The undisputed king of his home race on and off the track, Rossi has seven straight wins there that lend significant credence to his status.
But there’s an argument to be made that, based not so much on wins but on the competition, there’s another rider who can challenge him for this mantle. And, to make things worse, it’s not just another rider – it’s his sometime arch-rival and former team-mate Jorge Lorenzo.
From 2002 until 2008, Rossi was unbeaten at Mugello, his seven-in-a-row win streak nothing short of incredible and a rare achievement at a single venue in world championship motorsport.
Even more impressively, most of those wins came by a big margin, with two or more seconds over names like Max Biaggi, Dani Pedrosa and Casey Stoner the norm.
Rossi managed it on two different brands of bikes as well, winning first on the Honda RC211V and then on the Yamaha M1 after his 2004 switch – with the change of machinery not enough to even come close to breaking his streak.
He was not the first Repsol Honda rider to consistently thrive at Mugello, though, with his predecessor Mick Doohan managing to pull off a similar feat in the 1990s. Winning consistently from 1994 to 1998, Doohan managed his own streak of five in a row, a decade before Rossi, to add to a previous victory in 1991 for a grand total of six.
And that, perhaps, is the similarity that tips the scales in favour of Lorenzo when you attempt to weigh up their achievements around the rollercoaster 3.259 miles of Tuscan asphalt.
Doohan and Rossi were the unequivocal masters of their respective decades. Given they were wholly unbeatable the majority of the time, it wasn’t unusual to see first Doohan and then Rossi go entire seasons where they barely missed the podium. On ultra-competitive machinery and lining up against grids that sometimes didn’t quite stand up to modern scrutiny for their depth, it wasn’t necessarily any easier – but it perhaps wasn’t quite as cutthroat as the modern era.
The timing of their win streaks hints at that too, with both achieving their Mugello runs during periods when they were also generally unbeatable in the championship and putting up similar numbers at other tracks. At some point, you have to ask: is it all about the symbiosis between rider and track, or does the talent they’re up against play a role too?
That’s what makes Lorenzo’s time as the latest master of Mugello look a little different. Stoner ended Rossi’s Mugello reign in 2009, and Rossi then broke his leg at the track at year later on a weekend when Pedrosa took the victory.

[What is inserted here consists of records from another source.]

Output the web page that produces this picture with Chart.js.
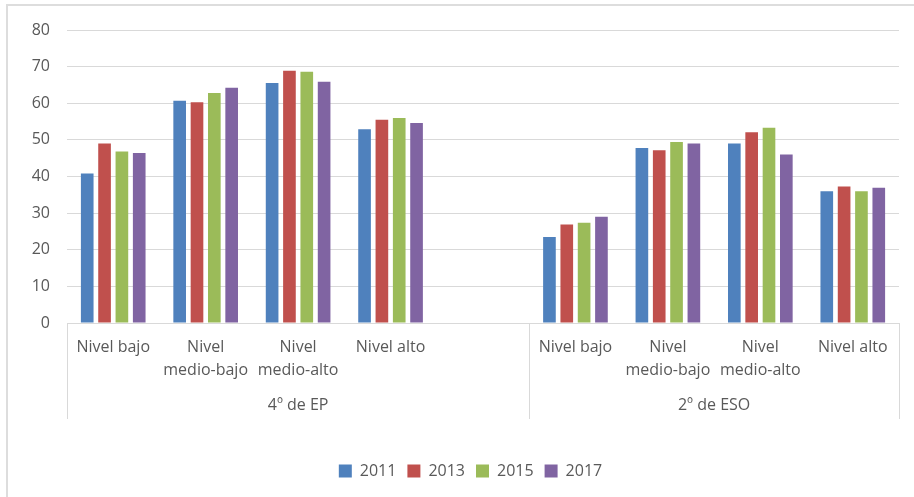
<!DOCTYPE html>
<html>
<head>
<meta charset="utf-8">
<script src="https://cdn.jsdelivr.net/npm/chart.js@4"></script>
<style>
  html, body { margin: 0; padding: 0; background: #fff; }
  #wrap { width: 914px; height: 497px; position: relative; }
</style>
</head>
<body>
<div id="wrap"><canvas id="barChart"></canvas></div>
<script>
// categories (index 4 is the empty gap that still belongs to "4º de EP")
const levels = [['Nivel bajo'], ['Nivel', 'medio-bajo'], ['Nivel', 'medio-alto'], ['Nivel alto'], [''],
                ['Nivel bajo'], ['Nivel', 'medio-bajo'], ['Nivel', 'medio-alto'], ['Nivel alto']];
const groups = ['4º de EP', '2º de ESO'];
const groupSizes = [5, 4];
const years = ['2011', '2013', '2015', '2017'];

// series values
const v2011 = [40.8, 60.7, 65.5, 52.9, null, 23.5, 47.8, 49.0, 36.0];
const v2013 = [49.0, 60.3, 68.9, 55.5, null, 26.9, 47.2, 52.1, 37.3];
const v2015 = [46.8, 62.8, 68.6, 56.0, null, 27.4, 49.4, 53.3, 36.0];
const v2017 = [46.4, 64.2, 65.9, 54.6, null, 29.0, 49.0, 46.0, 36.9];

// y ticks
const yMin = 0, yMax = 80, yStep = 10;

const colors = ['#4F81BD', '#C0504D', '#9BBB59', '#8064A2'];
const series = [v2011, v2013, v2015, v2017];
const FONT = "'Open Sans', 'Liberation Sans', sans-serif";
const TEXT = '#595959';
const LINE = '#D9D9D9';

document.addEventListener('DOMContentLoaded', function () {
    const canvas = document.getElementById('barChart');
    const ctx = canvas.getContext('2d');

    new Chart(ctx, {
        type: 'bar',
        data: {
            labels: levels,
            datasets: years.map((y, i) => ({
                label: y,
                data: series[i],
                backgroundColor: colors[i],
                borderWidth: 0,
                categoryPercentage: 0.75,
                barPercentage: 0.73
            }))
        },
        options: {
            responsive: true,
            maintainAspectRatio: false,
            animation: false,
            layout: {
                padding: { top: 30, right: 15, bottom: 8, left: 0 }
            },
            scales: {
                x: {
                    grid: { display: false, drawTicks: false },
                    border: { display: true, color: LINE, width: 1 },
                    ticks: {
                        color: TEXT,
                        font: { family: FONT, size: 16, lineHeight: 1.45 },
                        padding: 13,
                        maxRotation: 0,
                        autoSkip: false
                    },
                    afterFit: function (scale) { scale.height = 129; }
                },
                y: {
                    min: yMin,
                    max: yMax,
                    ticks: {
                        stepSize: yStep,
                        color: TEXT,
                        font: { family: FONT, size: 16 },
                        padding: 17
                    },
                    grid: { color: LINE, lineWidth: 1, drawTicks: false },
                    border: { display: false },
                    afterFit: function (scale) { scale.width = 67; }
                }
            },
            plugins: {
                legend: {
                    position: 'bottom',
                    labels: {
                        color: TEXT,
                        font: { family: FONT, size: 16 },
                        boxWidth: 13,
                        boxHeight: 13,
                        padding: 11
                    }
                },
                tooltip: { enabled: false }
            }
        },
        plugins: [{
            id: 'frameAndGroups',
            afterLayout: (chart) => {
                // Excel puts the legend a bit right of the canvas centre
                chart.legend.left += 21;
                chart.legend.right += 21;
            },
            beforeDraw: (chart) => {
                const c = chart.ctx;
                c.save();
                c.strokeStyle = '#DDDDDD';
                c.lineWidth = 2;
                c.beginPath();
                c.moveTo(914, 5);
                c.lineTo(7, 5);
                c.lineTo(7, 497);
                c.stroke();
                c.restore();
            },
            afterDraw: (chart) => {
                const c = chart.ctx;
                const x = chart.scales.x;
                const bottom = chart.chartArea.bottom;
                const half = (x.getPixelForTick(1) - x.getPixelForTick(0)) / 2;

                // boundaries between groups
                const edges = [x.left];
                let idx = 0;
                groupSizes.forEach(n => {
                    idx += n;
                    edges.push(x.getPixelForTick(idx - 1) + half);
                });

                c.save();
                c.strokeStyle = LINE;
                c.lineWidth = 1;
                edges.forEach(px => {
                    const xx = Math.round(px) + 0.5;
                    c.beginPath();
                    c.moveTo(xx, bottom);
                    c.lineTo(xx, bottom + 96);
                    c.stroke();
                });

                c.fillStyle = TEXT;
                c.font = '16px ' + FONT;
                c.textAlign = 'center';
                c.textBaseline = 'middle';
                groups.forEach((g, i) => {
                    c.fillText(g, (edges[i] + edges[i + 1]) / 2, bottom + 82);
                });
                c.restore();
            }
        }]
    });
});
</script>
</body>
</html>
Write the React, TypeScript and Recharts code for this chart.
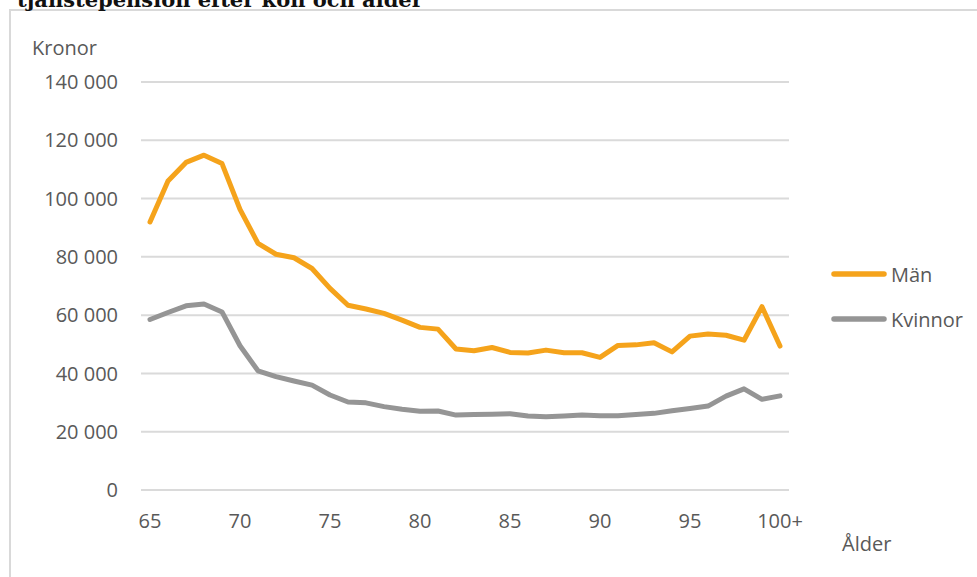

Lorenzo’s first Mugello triumph followed in 2011, and his subsequent achievements there arguably came at the height of the sport’s golden age of competitiveness.
Winning six times, from 2011 to 2013, then in 2015 and 2016 and then again in 2018, he did it at a time when he wasn’t the dominant rider on the grid, instead managing to take the fight to Marc Marquez (who won in the two years Lorenzo didn’t) at the height of his powers.
Four of those wins came in peak Jorge Lorenzo style, checking out at the front and setting beautifully consistent times lap after lap in a way that few riders are capable of doing. Not just winning but dominating, Lorenzo won four times with a gap to second place at well over five seconds – a bigger margin than any Rossi managed at Mugello.
But he also proved in 2016 that he wasn’t a one-trick pony either, scoring arguably one of the best results of his career in the sort of race that many assumed Lorenzo wasn’t capable of winning.
Taking the fight to Marquez and going completely hammer and tongs against the Honda rider, Lorenzo who used his considerable talent and experience to outfox his fellow Spaniard by a mere 0.01s at the chequered flag.
Let’s not forget he also matched Rossi’s two-manufacturer achievement as well, finally unlocking the key to his speed on Ducati machinery at Mugello in 2018 and taking his first win for the Italian brand.
With Lorenzo on to win two more races that season (including the next race at Barcelona only a week later), it could have been the start of something very special for the five-time world champion – if only he hadn’t just parted ways with Ducati for an ill-fated Repsol Honda switch of his own.
So who deserves the master of Mugello title more? Arguably the rider who won the Italian GP against some of the toughest opposition on earth – let’s not forget just how competitive 2016 in particular was – rather than the one whose incredible Mugello streak was just part of his wider era of dominance.
Not that that’s an answer that’ll please everyone, of course!